Che Guevara was not born to be a banker. On February 21, 1961, he was named minister of industries, which essentially meant taking over the entire Cuban economy. He would remain in the job until his departure from the island in early 1965. There he won his first great ideological-economic battles; and there he suffered the defeats that eventually led him to se
ek other paths toward power and glory. Perhaps he knew that his time at the ministry was limited. The secretary who had worked with him since his time at La Cabaña, Manuel Manresa, recalled his words when he took the ministerial post: “We are going to spend five years here, and then we will go. When we’re five years older, we’ll still be able to do guerrilla warfare.”1 During his three years at the ministry, he accumulated a series of victories. He put his seal on almost every aspect of the Cuban Revolution. His children were born, his books were written, and the seeds of his myth were gradually sown.
His shift away from the National Bank more or less coincided with the most important and joyous moment of the Revolution. The Bay of Pigs—or Playa Girón, as it is known in Cuba and Latin America—consecrated Cuba’s victory against the Kennedy administration and the Miami conspirators. It also proved Guevara right. Between April 17 and 21, 1961, a small army and a large militia, rapidly armed by the USSR and masterfully directed by Fidel Castro and his lieutenants, put down a bold but absurd attempt, plotted by the White House and CIA, to overthrow the revolutionary regime. The expedition was defeated thanks to the regime’s popularity and leadership, the exiles’ mistakes, and the indecision of John F. Kennedy—but also, in Che’s view, thanks to Cuba’s international alliances.
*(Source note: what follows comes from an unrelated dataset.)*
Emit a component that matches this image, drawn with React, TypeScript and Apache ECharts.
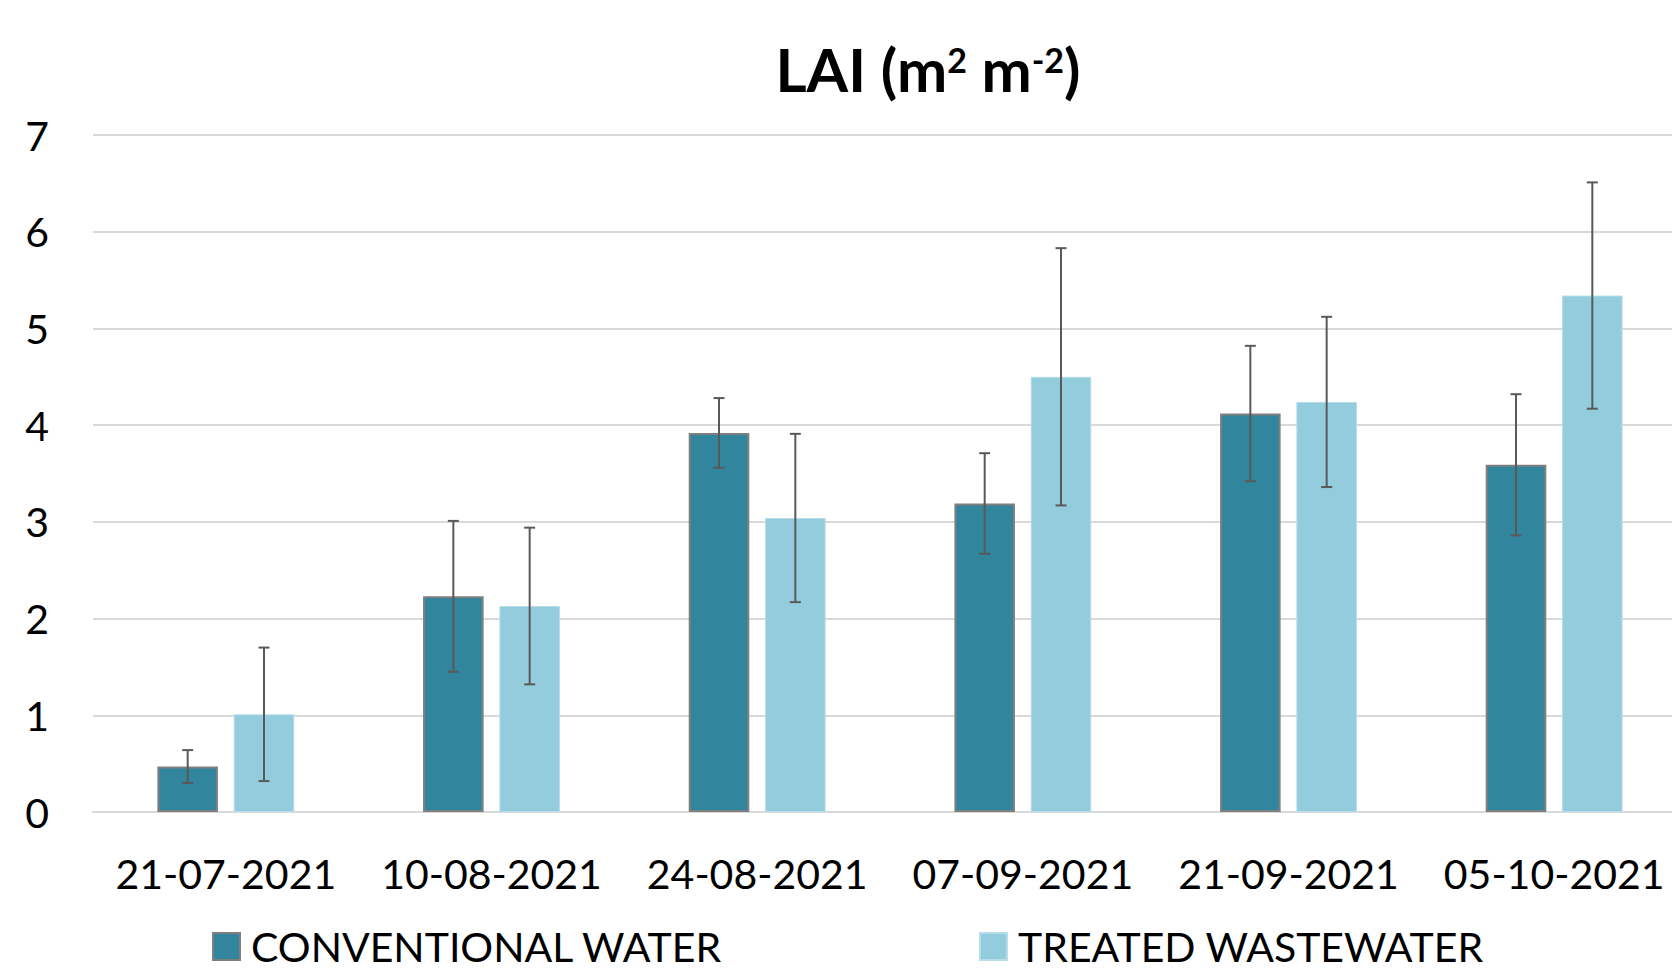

Before the invasion, Che had again linked the island’s defense to the Soviet nuclear umbrella: “[The imperialists] know they cannot attack directly, that there are rockets with atomic warheads which can be deployed anywhere.”2 Just before the expedition, the veterans of the Sierra Maestra made a sharp ideological turn to the left. On April 16—the day before the attack—Fidel Castro made a fiery speech before a tense and angry crowd in Havana, proclaiming the Socialist nature of the Cuban Revolution. The imminent invasion did not cause this shift; it merely hastened it. Since the previous October, the government had nationalized practically all the companies owned by the Cuban business community and U.S. interests, in two broad sweeps: 376 Cuban companies on October 13, and 166 U.S. properties on October 24. Che revealed the full intent and definitive nature of the process in a conversation with Julio Lobo, the richest and most powerful sugar producer in Cuba. Guevara summoned Lobo to the Bank and said to him, “We are Communists, and we cannot allow you to go on as you are, representing as you do the very essence of capitalism in Cuba.”3 He told Lobo that he could either leave, or else join the Revolution—in which case Che would make him director-general of the country’s sugar industry. He would also lose his plantations, but retain the usufruct of his favorite mill. Lobo replied that he would think it over, and took the next flight to Miami.